Y septiembre se levantó despacio, con la mirada de un niño travieso que espera que le riñan casi antes de hacernos la trastada del regreso, este retorno eterno a la rutina de los días perpetuos. Qué frágil es el tiempo de agosto en las manos, deshaciéndose a golpes de silencio, de puertas que se cierran, de un mar que es cada vez menos azul porque la sangre lo ha convertido en un mar de muertos.
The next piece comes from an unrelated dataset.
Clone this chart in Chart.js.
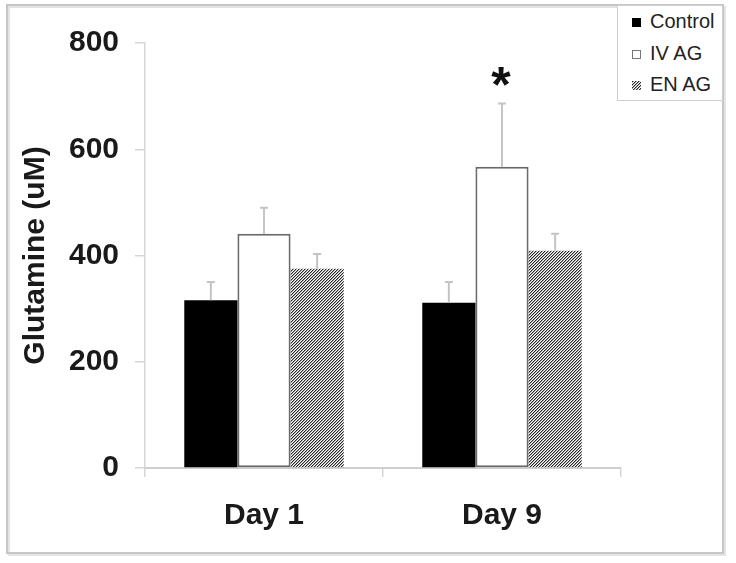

Ahora retornamos a esa vida que antes transcurría despacio, sin que nos diéramos cuenta de los momentos perfectos, del vuelo exploratorio del gorrión entre los olivos, del sonido de la fuente cristalina que se esconde, de aquella rosa que nunca muere en el jardín atrapado en la memoria. De golpe hemos madurado percatándonos de que había otros haciendo un trabajo de compromiso con el porvenir, pensando la ciudad en cada instante, con la conciencia de que Granada viene siendo en las últimas décadas una rosa decadente en un atardecer de rojo y fuego que bosteza, herido de aburrimiento y de nostalgia. De fondo, sólo existía un silencio, un paisaje herido inamovible, que es una eternidad dormida.

Hemos ido perdiendo las voces que tenían las palabras justas, los referentes éticos que trataron siempre de cambiar el rumbo, de despertar el corazón de esta Granada que necesita construir puentes donde existen precipicios, levantar banderas de libertad y concordia y encontrar una brújula que la oriente al futuro. Porque necesitamos abrirnos al porvenir y no anclarnos en lo que pudimos ser y no somos para que no cunda aquel granadinismo fondeado en los recuerdos que no nos sirve, que no es suficiente, porque es nuestra obligación proteger lo que hemos heredado como usufructuarios de un destino que hay que traspasar luego a los hijos, a los nietos, a la gente que no merece que le leguemos la historia por entregas de un fracaso.

Y cada hora es una oportunidad para aprovechar las infinitas posibilidades de esta tierra, una verdad inmensa que no progresa como debe, oculta detrás de las peleas estériles que nos mantienen varados en un limbo decimonónico.

El personal va perdiendo la ilusión, esa esperanza de que recobremos el sentido, un horizonte que nos dé la oportunidad de ser líderes en algo que no implique mirar de nuevo al espejo retrovisor de nuestra Historia. Porque, no sé si los que mandan lo saben, pero nos merecemos una oportunidad para que se rompa esta idea de ciudad vórtice que tan bien explicaba el antropólogo González Alcantud. Y ellos deben liderar el cambio por decencia, por dignidad y por vergüenza. Tienen la obligación de transformar su perspectiva serenamente, de entender que sus decisiones marcan lo que somos, pero también lo que seremos.

El granadino tiene un desencanto de lluvia grabado en las pupilas pero todavía conserva la virtud de ser inasequible al desaliento, la habilidad extraña de no rendirse. Por eso, tomando el testigo de aquellos que se fueron por una senda clara dejando un legado de honestidad, tenemos nosotros la obligación de coger el testigo y levantar la voz para decirles que tienen que moverse, que pronto empezará el tiempo de siembra y hay semillas, tesoros de la tierra que mágicamente han perdurado. Que no todo está perdido todavía. Y que la ciudadanía está cansada de esperar mirando esas nubes lentas que pasan.